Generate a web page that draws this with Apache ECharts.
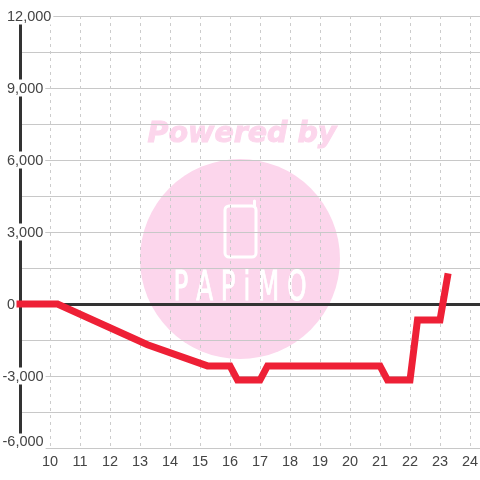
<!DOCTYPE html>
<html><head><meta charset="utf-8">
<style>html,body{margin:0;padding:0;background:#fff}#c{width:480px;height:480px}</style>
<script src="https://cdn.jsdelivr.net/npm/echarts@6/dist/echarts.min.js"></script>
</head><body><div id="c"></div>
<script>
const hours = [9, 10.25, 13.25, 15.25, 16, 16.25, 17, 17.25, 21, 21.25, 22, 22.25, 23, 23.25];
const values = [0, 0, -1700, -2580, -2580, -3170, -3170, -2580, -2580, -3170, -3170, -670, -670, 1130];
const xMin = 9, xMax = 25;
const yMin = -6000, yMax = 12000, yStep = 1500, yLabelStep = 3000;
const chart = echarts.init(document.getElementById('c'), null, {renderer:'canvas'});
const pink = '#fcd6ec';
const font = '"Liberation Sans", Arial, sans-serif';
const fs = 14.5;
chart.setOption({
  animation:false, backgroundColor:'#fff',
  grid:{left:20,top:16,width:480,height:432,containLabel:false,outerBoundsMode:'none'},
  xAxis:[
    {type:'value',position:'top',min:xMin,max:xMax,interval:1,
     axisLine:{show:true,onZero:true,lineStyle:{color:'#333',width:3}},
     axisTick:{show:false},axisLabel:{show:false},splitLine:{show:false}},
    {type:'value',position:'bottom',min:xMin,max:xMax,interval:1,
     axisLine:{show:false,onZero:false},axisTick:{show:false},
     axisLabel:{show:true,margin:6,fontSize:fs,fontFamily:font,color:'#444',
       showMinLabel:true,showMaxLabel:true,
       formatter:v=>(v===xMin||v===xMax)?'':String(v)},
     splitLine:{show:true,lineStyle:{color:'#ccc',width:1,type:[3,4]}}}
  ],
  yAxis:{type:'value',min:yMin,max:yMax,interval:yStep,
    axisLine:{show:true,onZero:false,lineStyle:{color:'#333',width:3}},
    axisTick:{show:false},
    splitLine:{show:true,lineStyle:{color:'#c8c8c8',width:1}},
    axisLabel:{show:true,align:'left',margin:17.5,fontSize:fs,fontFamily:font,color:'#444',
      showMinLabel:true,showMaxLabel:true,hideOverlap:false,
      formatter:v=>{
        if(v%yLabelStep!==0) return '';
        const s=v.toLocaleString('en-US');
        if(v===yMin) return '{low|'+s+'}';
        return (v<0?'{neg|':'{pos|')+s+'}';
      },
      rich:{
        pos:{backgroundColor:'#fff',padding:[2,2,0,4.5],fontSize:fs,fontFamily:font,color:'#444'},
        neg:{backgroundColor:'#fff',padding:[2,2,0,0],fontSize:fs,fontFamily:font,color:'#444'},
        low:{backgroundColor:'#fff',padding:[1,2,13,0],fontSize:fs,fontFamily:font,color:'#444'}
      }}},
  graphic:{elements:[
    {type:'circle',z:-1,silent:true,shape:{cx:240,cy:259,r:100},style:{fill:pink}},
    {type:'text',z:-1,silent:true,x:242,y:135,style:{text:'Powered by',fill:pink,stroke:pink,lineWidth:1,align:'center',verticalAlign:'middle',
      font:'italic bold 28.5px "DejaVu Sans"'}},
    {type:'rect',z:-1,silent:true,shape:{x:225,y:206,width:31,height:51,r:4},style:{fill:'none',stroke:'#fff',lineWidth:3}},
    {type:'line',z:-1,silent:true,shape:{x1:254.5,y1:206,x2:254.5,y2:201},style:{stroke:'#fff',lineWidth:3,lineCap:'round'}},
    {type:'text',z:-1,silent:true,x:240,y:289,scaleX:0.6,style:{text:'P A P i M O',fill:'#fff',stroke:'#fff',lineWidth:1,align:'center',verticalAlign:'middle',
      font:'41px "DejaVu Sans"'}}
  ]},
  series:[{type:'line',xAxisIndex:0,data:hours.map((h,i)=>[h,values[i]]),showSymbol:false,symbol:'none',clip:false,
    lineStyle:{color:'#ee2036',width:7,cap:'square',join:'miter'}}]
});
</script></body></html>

**Written instruction**
All of the lines above should be printed exactly, minus the pictures.

**Written response**
Generate a web page that draws this with Apache ECharts.
<!DOCTYPE html>
<html><head><meta charset="utf-8">
<style>html,body{margin:0;padding:0;background:#fff}#c{width:480px;height:480px}</style>
<script src="https://cdn.jsdelivr.net/npm/echarts@6/dist/echarts.min.js"></script>
</head><body><div id="c"></div>
<script>
const hours = [9, 10.25, 13.25, 15.25, 16, 16.25, 17, 17.25, 21, 21.25, 22, 22.25, 23, 23.25];
const values = [0, 0, -1700, -2580, -2580, -3170, -3170, -2580, -2580, -3170, -3170, -670, -670, 1130];
const xMin = 9, xMax = 25;
const yMin = -6000, yMax = 12000, yStep = 1500, yLabelStep = 3000;
const chart = echarts.init(document.getElementById('c'), null, {renderer:'canvas'});
const pink = '#fcd6ec';
const font = '"Liberation Sans", Arial, sans-serif';
const fs = 14.5;
chart.setOption({
  animation:false, backgroundColor:'#fff',
  grid:{left:20,top:16,width:480,height:432,containLabel:false,outerBoundsMode:'none'},
  xAxis:[
    {type:'value',position:'top',min:xMin,max:xMax,interval:1,
     axisLine:{show:true,onZero:true,lineStyle:{color:'#333',width:3}},
     axisTick:{show:false},axisLabel:{show:false},splitLine:{show:false}},
    {type:'value',position:'bottom',min:xMin,max:xMax,interval:1,
     axisLine:{show:false,onZero:false},axisTick:{show:false},
     axisLabel:{show:true,margin:6,fontSize:fs,fontFamily:font,color:'#444',
       showMinLabel:true,showMaxLabel:true,
       formatter:v=>(v===xMin||v===xMax)?'':String(v)},
     splitLine:{show:true,lineStyle:{color:'#ccc',width:1,type:[3,4]}}}
  ],
  yAxis:{type:'value',min:yMin,max:yMax,interval:yStep,
    axisLine:{show:true,onZero:false,lineStyle:{color:'#333',width:3}},
    axisTick:{show:false},
    splitLine:{show:true,lineStyle:{color:'#c8c8c8',width:1}},
    axisLabel:{show:true,align:'left',margin:17.5,fontSize:fs,fontFamily:font,color:'#444',
      showMinLabel:true,showMaxLabel:true,hideOverlap:false,
      formatter:v=>{
        if(v%yLabelStep!==0) return '';
        const s=v.toLocaleString('en-US');
        if(v===yMin) return '{low|'+s+'}';
        return (v<0?'{neg|':'{pos|')+s+'}';
      },
      rich:{
        pos:{backgroundColor:'#fff',padding:[2,2,0,4.5],fontSize:fs,fontFamily:font,color:'#444'},
        neg:{backgroundColor:'#fff',padding:[2,2,0,0],fontSize:fs,fontFamily:font,color:'#444'},
        low:{backgroundColor:'#fff',padding:[1,2,13,0],fontSize:fs,fontFamily:font,color:'#444'}
      }}},
  graphic:{elements:[
    {type:'circle',z:-1,silent:true,shape:{cx:240,cy:259,r:100},style:{fill:pink}},
    {type:'text',z:-1,silent:true,x:242,y:135,style:{text:'Powered by',fill:pink,stroke:pink,lineWidth:1,align:'center',verticalAlign:'middle',
      font:'italic bold 28.5px "DejaVu Sans"'}},
    {type:'rect',z:-1,silent:true,shape:{x:225,y:206,width:31,height:51,r:4},style:{fill:'none',stroke:'#fff',lineWidth:3}},
    {type:'line',z:-1,silent:true,shape:{x1:254.5,y1:206,x2:254.5,y2:201},style:{stroke:'#fff',lineWidth:3,lineCap:'round'}},
    {type:'text',z:-1,silent:true,x:240,y:289,scaleX:0.6,style:{text:'P A P i M O',fill:'#fff',stroke:'#fff',lineWidth:1,align:'center',verticalAlign:'middle',
      font:'41px "DejaVu Sans"'}}
  ]},
  series:[{type:'line',xAxisIndex:0,data:hours.map((h,i)=>[h,values[i]]),showSymbol:false,symbol:'none',clip:false,
    lineStyle:{color:'#ee2036',width:7,cap:'square',join:'miter'}}]
});
</script></body></html>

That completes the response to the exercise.